Leave out all pictures and return, exactly as written, the lines from the line containing "Clone this chart in React, TypeScript" to the line containing "import * as echarts from 'echarts';", both ends kept.
[START Provided information]
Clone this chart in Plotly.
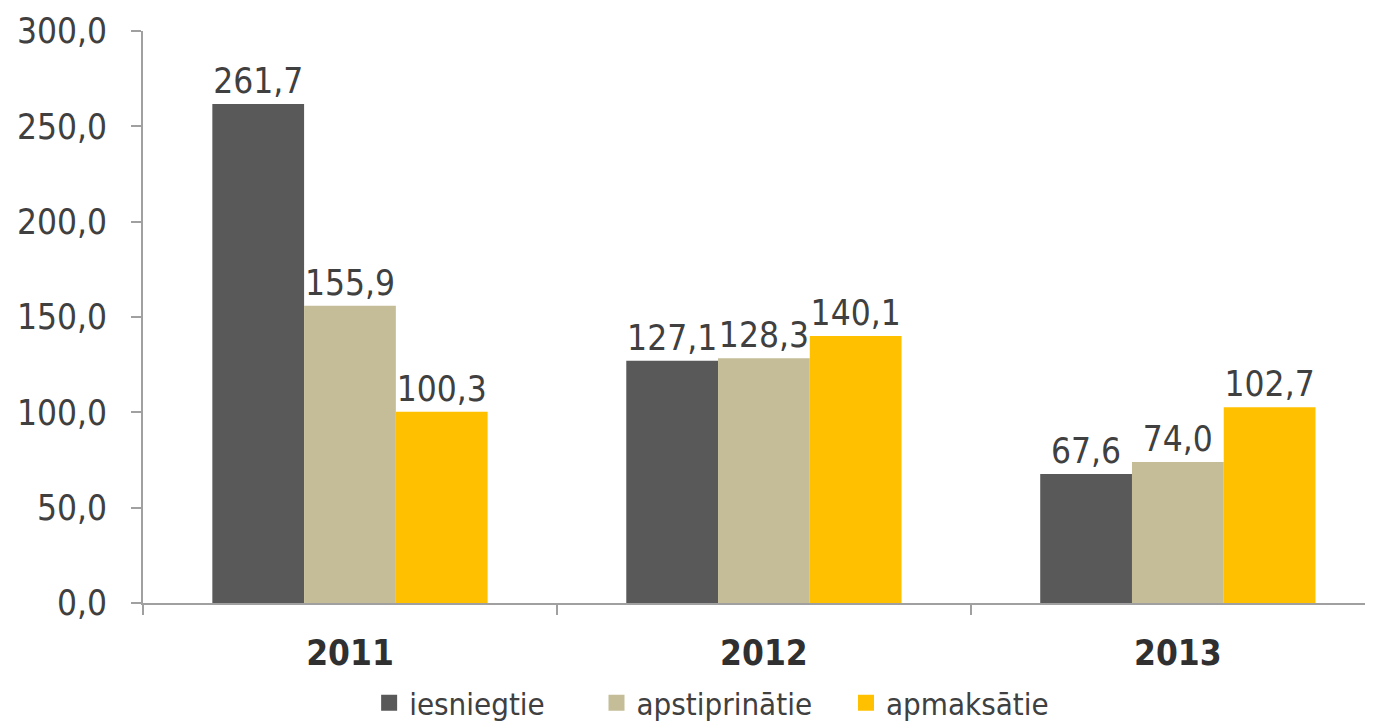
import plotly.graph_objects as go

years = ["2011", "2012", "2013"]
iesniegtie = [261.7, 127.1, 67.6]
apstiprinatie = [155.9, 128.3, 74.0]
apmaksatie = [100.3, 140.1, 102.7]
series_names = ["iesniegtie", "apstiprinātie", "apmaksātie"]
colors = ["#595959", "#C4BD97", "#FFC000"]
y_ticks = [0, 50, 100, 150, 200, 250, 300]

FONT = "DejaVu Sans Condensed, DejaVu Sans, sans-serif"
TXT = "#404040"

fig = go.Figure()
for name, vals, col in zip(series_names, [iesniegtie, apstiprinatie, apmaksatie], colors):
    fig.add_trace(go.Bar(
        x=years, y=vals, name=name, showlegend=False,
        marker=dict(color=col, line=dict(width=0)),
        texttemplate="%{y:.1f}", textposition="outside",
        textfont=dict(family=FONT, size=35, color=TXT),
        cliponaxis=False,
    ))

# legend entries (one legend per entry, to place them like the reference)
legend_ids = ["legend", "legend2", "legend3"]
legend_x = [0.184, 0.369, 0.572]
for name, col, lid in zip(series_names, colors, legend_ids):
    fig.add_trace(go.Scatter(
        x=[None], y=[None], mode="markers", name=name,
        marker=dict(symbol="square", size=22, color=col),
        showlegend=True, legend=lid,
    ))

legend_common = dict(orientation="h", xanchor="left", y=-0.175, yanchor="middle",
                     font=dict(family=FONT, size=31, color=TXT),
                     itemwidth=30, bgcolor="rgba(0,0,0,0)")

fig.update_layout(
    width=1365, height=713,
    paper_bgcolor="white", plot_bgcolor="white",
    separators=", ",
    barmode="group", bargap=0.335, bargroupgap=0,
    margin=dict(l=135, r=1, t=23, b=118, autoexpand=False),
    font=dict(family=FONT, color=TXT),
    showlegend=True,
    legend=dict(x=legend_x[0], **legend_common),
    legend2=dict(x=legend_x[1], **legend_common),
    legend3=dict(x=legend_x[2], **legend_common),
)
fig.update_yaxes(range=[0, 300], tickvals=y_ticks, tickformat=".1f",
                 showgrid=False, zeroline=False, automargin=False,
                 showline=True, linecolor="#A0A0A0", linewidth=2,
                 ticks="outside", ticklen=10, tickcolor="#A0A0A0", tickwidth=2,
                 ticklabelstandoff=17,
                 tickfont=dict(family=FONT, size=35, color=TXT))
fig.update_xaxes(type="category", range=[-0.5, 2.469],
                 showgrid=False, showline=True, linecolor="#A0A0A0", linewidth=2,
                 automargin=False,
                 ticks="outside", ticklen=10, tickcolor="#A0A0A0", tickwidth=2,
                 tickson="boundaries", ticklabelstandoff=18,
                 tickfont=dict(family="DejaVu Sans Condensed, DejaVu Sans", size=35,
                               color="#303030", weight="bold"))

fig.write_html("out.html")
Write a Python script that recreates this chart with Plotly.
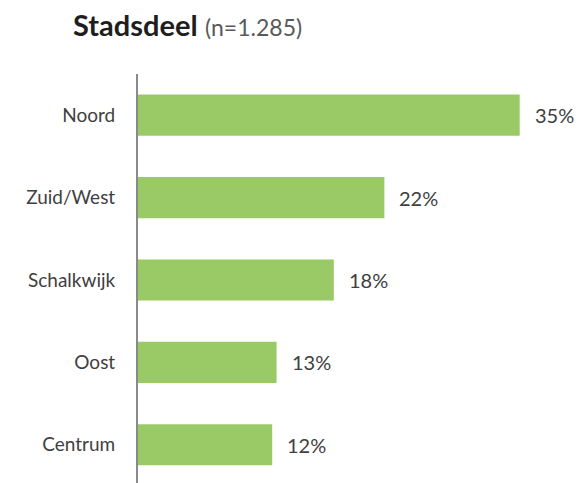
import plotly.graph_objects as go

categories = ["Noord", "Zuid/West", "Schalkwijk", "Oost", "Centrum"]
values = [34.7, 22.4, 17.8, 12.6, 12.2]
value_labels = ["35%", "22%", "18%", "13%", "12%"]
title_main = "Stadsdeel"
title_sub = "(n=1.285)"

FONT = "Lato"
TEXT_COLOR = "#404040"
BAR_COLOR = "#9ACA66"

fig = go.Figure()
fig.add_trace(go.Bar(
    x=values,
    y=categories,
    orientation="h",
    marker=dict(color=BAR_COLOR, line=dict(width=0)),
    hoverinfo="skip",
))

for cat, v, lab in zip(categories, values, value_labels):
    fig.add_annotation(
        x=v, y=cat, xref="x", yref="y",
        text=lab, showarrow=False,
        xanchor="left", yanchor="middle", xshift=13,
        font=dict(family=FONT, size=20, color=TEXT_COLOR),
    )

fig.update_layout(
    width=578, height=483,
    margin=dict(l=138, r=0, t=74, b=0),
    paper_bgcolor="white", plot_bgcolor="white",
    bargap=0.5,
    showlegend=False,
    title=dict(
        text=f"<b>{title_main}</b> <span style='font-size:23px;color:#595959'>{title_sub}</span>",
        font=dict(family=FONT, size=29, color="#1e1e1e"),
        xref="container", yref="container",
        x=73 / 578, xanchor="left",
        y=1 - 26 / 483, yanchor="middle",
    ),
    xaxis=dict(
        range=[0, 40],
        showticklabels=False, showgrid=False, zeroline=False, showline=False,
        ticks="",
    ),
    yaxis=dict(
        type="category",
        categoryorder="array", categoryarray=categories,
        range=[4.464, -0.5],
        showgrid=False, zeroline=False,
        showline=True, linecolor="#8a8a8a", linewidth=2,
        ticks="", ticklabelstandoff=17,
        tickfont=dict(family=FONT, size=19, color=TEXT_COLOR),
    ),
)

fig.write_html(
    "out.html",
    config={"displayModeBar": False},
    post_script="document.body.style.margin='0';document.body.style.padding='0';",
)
[END Provided information]
[START Provided information]
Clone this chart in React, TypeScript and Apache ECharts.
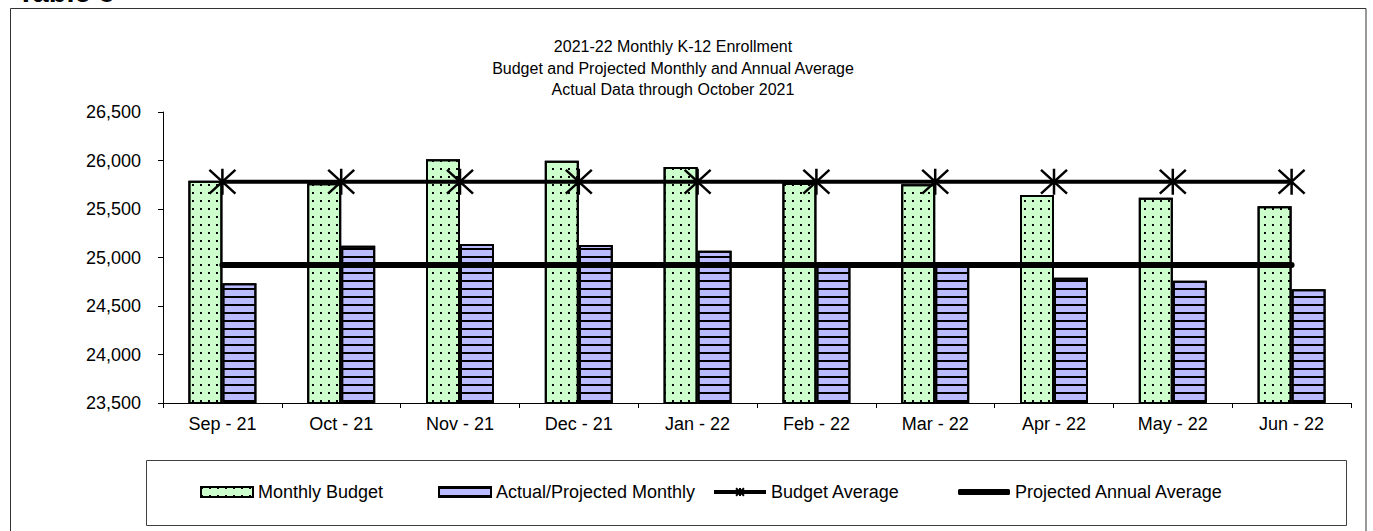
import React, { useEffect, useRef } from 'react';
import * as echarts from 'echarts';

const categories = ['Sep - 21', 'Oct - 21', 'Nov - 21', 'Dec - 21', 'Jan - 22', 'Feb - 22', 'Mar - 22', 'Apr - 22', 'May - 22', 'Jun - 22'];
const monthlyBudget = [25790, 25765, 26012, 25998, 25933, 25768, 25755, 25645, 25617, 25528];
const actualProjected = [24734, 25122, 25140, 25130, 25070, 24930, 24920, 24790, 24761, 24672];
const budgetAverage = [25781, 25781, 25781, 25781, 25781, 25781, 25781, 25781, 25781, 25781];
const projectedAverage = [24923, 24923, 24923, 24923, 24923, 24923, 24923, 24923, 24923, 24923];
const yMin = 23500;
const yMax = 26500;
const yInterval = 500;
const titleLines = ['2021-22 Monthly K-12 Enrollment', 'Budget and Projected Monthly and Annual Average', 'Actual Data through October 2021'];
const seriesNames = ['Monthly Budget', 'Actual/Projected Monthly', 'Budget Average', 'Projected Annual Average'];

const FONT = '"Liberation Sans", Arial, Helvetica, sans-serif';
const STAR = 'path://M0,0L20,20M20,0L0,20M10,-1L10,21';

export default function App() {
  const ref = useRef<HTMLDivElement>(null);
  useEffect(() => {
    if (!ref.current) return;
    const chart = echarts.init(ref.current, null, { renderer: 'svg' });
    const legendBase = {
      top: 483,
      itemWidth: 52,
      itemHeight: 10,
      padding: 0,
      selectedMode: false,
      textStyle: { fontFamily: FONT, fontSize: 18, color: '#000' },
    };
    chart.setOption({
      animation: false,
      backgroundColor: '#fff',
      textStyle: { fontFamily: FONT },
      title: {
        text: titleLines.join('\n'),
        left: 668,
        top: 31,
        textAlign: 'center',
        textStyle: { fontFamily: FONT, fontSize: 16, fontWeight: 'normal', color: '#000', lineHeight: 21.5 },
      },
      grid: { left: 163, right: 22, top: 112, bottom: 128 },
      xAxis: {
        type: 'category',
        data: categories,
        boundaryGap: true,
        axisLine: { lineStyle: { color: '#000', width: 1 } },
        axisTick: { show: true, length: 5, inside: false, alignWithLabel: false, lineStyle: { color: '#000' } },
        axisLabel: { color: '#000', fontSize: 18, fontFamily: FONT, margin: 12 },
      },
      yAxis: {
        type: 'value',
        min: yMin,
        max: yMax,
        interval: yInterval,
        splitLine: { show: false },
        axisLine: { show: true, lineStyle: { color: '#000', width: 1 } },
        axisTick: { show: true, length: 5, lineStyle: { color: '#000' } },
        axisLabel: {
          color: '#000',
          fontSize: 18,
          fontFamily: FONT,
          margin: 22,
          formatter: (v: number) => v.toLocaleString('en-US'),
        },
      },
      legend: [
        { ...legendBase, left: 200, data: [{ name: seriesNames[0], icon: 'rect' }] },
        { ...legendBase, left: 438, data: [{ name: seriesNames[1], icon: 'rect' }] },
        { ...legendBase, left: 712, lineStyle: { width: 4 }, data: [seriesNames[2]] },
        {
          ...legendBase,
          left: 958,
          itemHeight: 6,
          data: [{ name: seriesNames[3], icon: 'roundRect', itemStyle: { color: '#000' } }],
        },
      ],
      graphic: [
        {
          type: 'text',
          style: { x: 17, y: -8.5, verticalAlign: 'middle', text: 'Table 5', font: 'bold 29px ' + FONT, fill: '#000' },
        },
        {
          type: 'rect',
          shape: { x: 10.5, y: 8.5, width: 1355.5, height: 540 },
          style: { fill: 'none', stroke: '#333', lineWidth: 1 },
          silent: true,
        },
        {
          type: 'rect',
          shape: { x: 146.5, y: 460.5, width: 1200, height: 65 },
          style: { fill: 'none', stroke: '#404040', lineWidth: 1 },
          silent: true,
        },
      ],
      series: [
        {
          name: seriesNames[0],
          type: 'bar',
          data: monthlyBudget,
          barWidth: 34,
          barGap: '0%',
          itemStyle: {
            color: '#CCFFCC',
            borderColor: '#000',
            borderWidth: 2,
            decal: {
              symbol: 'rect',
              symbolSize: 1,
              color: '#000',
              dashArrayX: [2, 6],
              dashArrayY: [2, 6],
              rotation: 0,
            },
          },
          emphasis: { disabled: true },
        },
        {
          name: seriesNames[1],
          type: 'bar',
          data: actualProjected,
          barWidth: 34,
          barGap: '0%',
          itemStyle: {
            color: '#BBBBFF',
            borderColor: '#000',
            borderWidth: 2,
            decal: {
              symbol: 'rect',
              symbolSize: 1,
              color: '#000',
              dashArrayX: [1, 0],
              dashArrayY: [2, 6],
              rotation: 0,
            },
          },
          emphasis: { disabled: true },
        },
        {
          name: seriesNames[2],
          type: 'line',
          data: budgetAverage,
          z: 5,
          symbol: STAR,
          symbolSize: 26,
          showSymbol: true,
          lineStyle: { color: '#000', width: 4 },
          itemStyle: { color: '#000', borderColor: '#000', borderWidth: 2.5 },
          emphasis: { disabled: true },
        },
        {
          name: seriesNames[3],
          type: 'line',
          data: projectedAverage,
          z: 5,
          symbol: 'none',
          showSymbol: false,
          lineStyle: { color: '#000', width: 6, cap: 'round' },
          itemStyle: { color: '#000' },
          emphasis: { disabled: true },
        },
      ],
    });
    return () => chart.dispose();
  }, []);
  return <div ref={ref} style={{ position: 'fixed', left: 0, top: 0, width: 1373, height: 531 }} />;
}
[END Provided information]
**Answer to this task**
Clone this chart in React, TypeScript and Apache ECharts.
import React, { useEffect, useRef } from 'react';
import * as echarts from 'echarts';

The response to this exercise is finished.